● TASK DIRECTIONS
Begin at the top of the entries below and write out every line through the one containing "0, 0, 0, 0, 0]", excluding pictures.

[Entries with chart source code]
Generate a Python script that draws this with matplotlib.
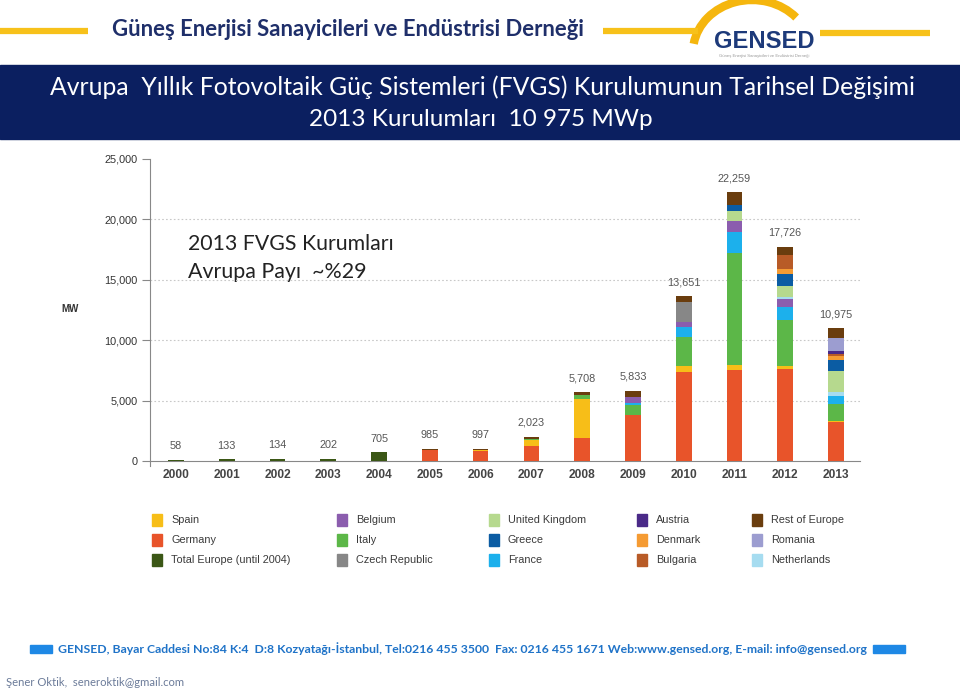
import matplotlib

matplotlib.use("Agg")
import matplotlib.pyplot as plt
from matplotlib.patches import Arc, Rectangle

# --- data (MW installed per year, Europe) ---
years = ["2000", "2001", "2002", "2003", "2004", "2005", "2006",
         "2007", "2008", "2009", "2010", "2011", "2012", "2013"]
totals = [58, 133, 134, 202, 705, 985, 997, 2023, 5708, 5833, 13651, 22259, 17726, 10975]
total_labels = ["58", "133", "134", "202", "705", "985", "997", "2,023", "5,708",
                "5,833", "13,651", "22,259", "17,726", "10,975"]

germany = [0, 0, 0, 0, 0, 906, 843, 1210, 1890, 3780, 7400, 7500, 7610, 3260]
spain = [0, 0, 0, 0, 0, 23, 90, 540, 3250, 0, 500, 470, 280, 85]
italy = [0, 0, 0, 0, 0, 0, 13, 70, 320, 830, 2380, 9210, 3820, 1385]
france = [0, 0, 0, 0, 0, 0, 0, 0, 0, 220, 800, 1770, 1050, 690]
belgium = [0, 0, 0, 0, 0, 0, 0, 0, 0, 440, 410, 910, 610, 0]
czech = [0, 0, 0, 0, 0, 0, 0, 0, 0, 0, 1660, 0, 0, 0]
netherlands = [0, 0, 0, 0, 0, 0, 0, 0, 0, 0, 0, 0, 220, 280]
uk = [0, 0, 0, 0, 0, 0, 0, 0, 0, 0, 0, 860, 890, 1715]
greece = [0, 0, 0, 0, 0, 0, 0, 0, 0, 0, 0, 470, 970, 970]
denmark = [0, 0, 0, 0, 0, 0, 0, 0, 0, 0, 0, 0, 410, 330]
bulgaria = [0, 0, 0, 0, 0, 0, 0, 0, 0, 0, 0, 0, 1160, 140]
austria = [0, 0, 0, 0, 0, 0, 0, 0, 0, 0, 0, 0, 0, 220]
romania = [0, 0, 0, 0, 0, 0, 0, 0, 0, 0, 0, 0, 0, 1105]
rest = [0, 0, 0, 0, 0, 56, 51, 203, 248, 563, 501, 1069, 706, 795]
total_europe = [58, 133, 134, 202, 705, 0, 0, 0, 0, 0, 0, 0, 0, 0]

# stacking order bottom -> top
STACK = [
    ("Germany", germany, "#e8542a"),
    ("Spain", spain, "#f7be18"),
    ("Italy", italy, "#5cb748"),
    ("France", france, "#1cb0ec"),
    ("Belgium", belgium, "#8b5dae"),
    ("Czech Republic", czech, "#878787"),
    ("Netherlands", netherlands, "#a6dcf0"),
    ("United Kingdom", uk, "#b6d98e"),
    ("Greece", greece, "#0b5ca3"),
    ("Denmark", denmark, "#f59b33"),
    ("Bulgaria", bulgaria, "#b85b27"),
    ("Austria", austria, "#4a2a88"),
    ("Romania", romania, "#9c9dd0"),
    ("Rest of Europe", rest, "#6a3d0e"),
    ("Total Europe (until 2004)", total_europe, "#3b5716"),
]
COLORS = {name: c for name, _, c in STACK}

legend_cols = [
    ["Spain", "Germany", "Total Europe (until 2004)"],
    ["Belgium", "Italy", "Czech Republic"],
    ["United Kingdom", "Greece", "France"],
    ["Austria", "Denmark", "Bulgaria"],
    ["Rest of Europe", "Romania", "Netherlands"],
]

W, H = 960, 692
HEAD = ["Lato", "DejaVu Sans"]
ARIAL = ["Liberation Sans", "DejaVu Sans"]

fig = plt.figure(figsize=(W / 100, H / 100), dpi=100)
fig.patch.set_facecolor("white")

# overlay in pixel coords for the slide decoration
ov = fig.add_axes([0, 0, 1, 1], zorder=0)
ov.set_xlim(0, W)
ov.set_ylim(H, 0)
ov.axis("off")
renderer = fig.canvas.get_renderer()


def fit(x, y, s, width, ha="center", **kw):
    t = ov.text(x, y, s, ha=ha, va="center", fontsize=10, **kw)
    w = t.get_window_extent(renderer).width
    t.set_fontsize(10 * width / w)
    return t


# header
for x0, x1, yy in ((0, 88, 31), (603, 698, 31), (820, 930, 33)):
    ov.plot([x0, x1], [yy, yy], color="#f7c11a", lw=4.5, solid_capstyle="butt")
fit(348, 30, "Güneş Enerjisi Sanayicileri ve Endüstrisi Derneği", 473,
    color="#1f2f6a", fontweight="bold", family=HEAD)

# logo
ov.add_patch(Arc((752, 52), 118, 104, theta1=188, theta2=322, color="#f5b60e", lw=6))
fit(764, 42, "GENSED", 100, color="#1d3a7a", fontweight="bold", family=ARIAL)
fit(764, 56, "Güneş Enerjisi Sanayicileri ve Endüstrisi Derneği", 92, color="#999999",
    family=ARIAL)

# title band
ov.add_patch(Rectangle((0, 65), W, 74, color="#0b1f60", zorder=1))
fit(482, 87, "Avrupa  Yıllık Fotovoltaik Güç Sistemleri (FVGS) Kurulumunun Tarihsel Değişimi",
    865, color="white", family=HEAD, zorder=2)
fit(481, 119, "2013 Kurulumları  10 975 MWp", 342, color="white", family=HEAD, zorder=2)

# chart
ax = fig.add_axes([150 / W, 1 - 461 / H, 710 / W, 302 / H], zorder=1)
ax.set_facecolor("none")
x = list(range(len(years)))
bottom = [0] * len(years)
for name, vals, color in STACK:
    ax.bar(x, vals, width=0.31, bottom=bottom, color=color, zorder=3)
    bottom = [b + v for b, v in zip(bottom, vals)]

for xi, tot, lab in zip(x, totals, total_labels):
    ax.text(xi, tot + 1150, lab, ha="center", va="center", fontsize=7.8,
            color="#555555", family=ARIAL)

ax.set_xlim(-0.512, 13.473)
ax.set_ylim(0, 25000)
ax.set_xticks(x)
ax.set_xticklabels(years, fontsize=8.6, fontweight="bold", color="#444444", family=ARIAL)
ax.set_yticks([0, 5000, 10000, 15000, 20000, 25000])
ax.set_yticklabels(["0", "5,000", "10,000", "15,000", "20,000", "25,000"],
                   fontsize=7.8, color="#333333", family=ARIAL)
ax.tick_params(axis="x", length=0, pad=6)
ax.tick_params(axis="y", length=6, width=0.8, color="#888888", pad=3)
for yv in (5000, 10000, 15000, 20000):
    ax.axhline(yv, color="#c8c8c8", lw=0.8, ls=(0, (1.5, 2)), zorder=1)
for side in ("top", "right"):
    ax.spines[side].set_visible(False)
ax.spines["left"].set_color("#888888")
ax.spines["bottom"].set_color("#888888")
ax.spines["left"].set_bounds(-400, 25000)

ov.text(70, 309, "MW", ha="center", va="center", fontsize=7, fontweight="bold",
        color="#333333", family=ARIAL)
fit(188, 244, "2013 FVGS Kurumları", 205, ha="left", color="#222222", family=HEAD)
fit(188, 272, "Avrupa Payı  ~%29", 178, ha="left", color="#222222", family=HEAD)

# legend
col_x = [152, 337, 489, 637, 752]
row_y = [520, 540, 560]
for cx, names in zip(col_x, legend_cols):
    for ry, name in zip(row_y, names):
        ov.add_patch(Rectangle((cx, ry - 6), 10, 12, color=COLORS[name]))
        ov.text(cx + 19, ry, name, ha="left", va="center", fontsize=7.8, color="#3a3a3a",
                family=ARIAL)

# footer
ov.add_patch(Rectangle((30, 645), 22, 8, color="#1e88e5"))
ov.add_patch(Rectangle((873, 645), 32, 8, color="#1e88e5"))
fit(462, 649, "GENSED, Bayar Caddesi No:84 K:4  D:8 Kozyatağı-İstanbul, Tel:0216 455 3500  "
    "Fax: 0216 455 1671 Web:www.gensed.org, E-mail: info@gensed.org", 808,
    color="#1f73c8", fontweight="bold", family=HEAD)
fit(6, 683, "Şener Oktik,  seneroktik@gmail.com", 178, ha="left", color="#6b7b99",
    family=HEAD)

fig.savefig("out.png", dpi=100)
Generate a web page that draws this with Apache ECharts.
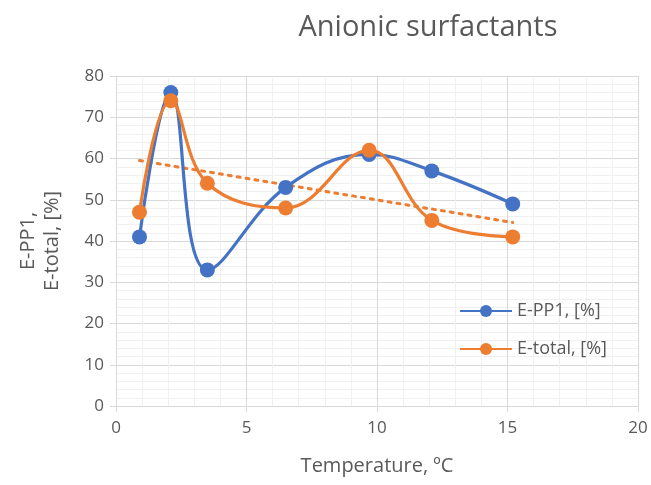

● COMPLETE RESPONSE
Generate a Python script that draws this with matplotlib.
import matplotlib

matplotlib.use("Agg")
import matplotlib.pyplot as plt
from matplotlib.patches import Arc, Rectangle

# --- data (MW installed per year, Europe) ---
years = ["2000", "2001", "2002", "2003", "2004", "2005", "2006",
         "2007", "2008", "2009", "2010", "2011", "2012", "2013"]
totals = [58, 133, 134, 202, 705, 985, 997, 2023, 5708, 5833, 13651, 22259, 17726, 10975]
total_labels = ["58", "133", "134", "202", "705", "985", "997", "2,023", "5,708",
                "5,833", "13,651", "22,259", "17,726", "10,975"]

germany = [0, 0, 0, 0, 0, 906, 843, 1210, 1890, 3780, 7400, 7500, 7610, 3260]
spain = [0, 0, 0, 0, 0, 23, 90, 540, 3250, 0, 500, 470, 280, 85]
italy = [0, 0, 0, 0, 0, 0, 13, 70, 320, 830, 2380, 9210, 3820, 1385]
france = [0, 0, 0, 0, 0, 0, 0, 0, 0, 220, 800, 1770, 1050, 690]
belgium = [0, 0, 0, 0, 0, 0, 0, 0, 0, 440, 410, 910, 610, 0]
czech = [0, 0, 0, 0, 0, 0, 0, 0, 0, 0, 1660, 0, 0, 0]
netherlands = [0, 0, 0, 0, 0, 0, 0, 0, 0, 0, 0, 0, 220, 280]
uk = [0, 0, 0, 0, 0, 0, 0, 0, 0, 0, 0, 860, 890, 1715]
greece = [0, 0, 0, 0, 0, 0, 0, 0, 0, 0, 0, 470, 970, 970]
denmark = [0, 0, 0, 0, 0, 0, 0, 0, 0, 0, 0, 0, 410, 330]
bulgaria = [0, 0, 0, 0, 0, 0, 0, 0, 0, 0, 0, 0, 1160, 140]
austria = [0, 0, 0, 0, 0, 0, 0, 0, 0, 0, 0, 0, 0, 220]
romania = [0, 0, 0, 0, 0, 0, 0, 0, 0, 0, 0, 0, 0, 1105]
rest = [0, 0, 0, 0, 0, 56, 51, 203, 248, 563, 501, 1069, 706, 795]
total_europe = [58, 133, 134, 202, 705, 0, 0, 0, 0, 0, 0, 0, 0, 0]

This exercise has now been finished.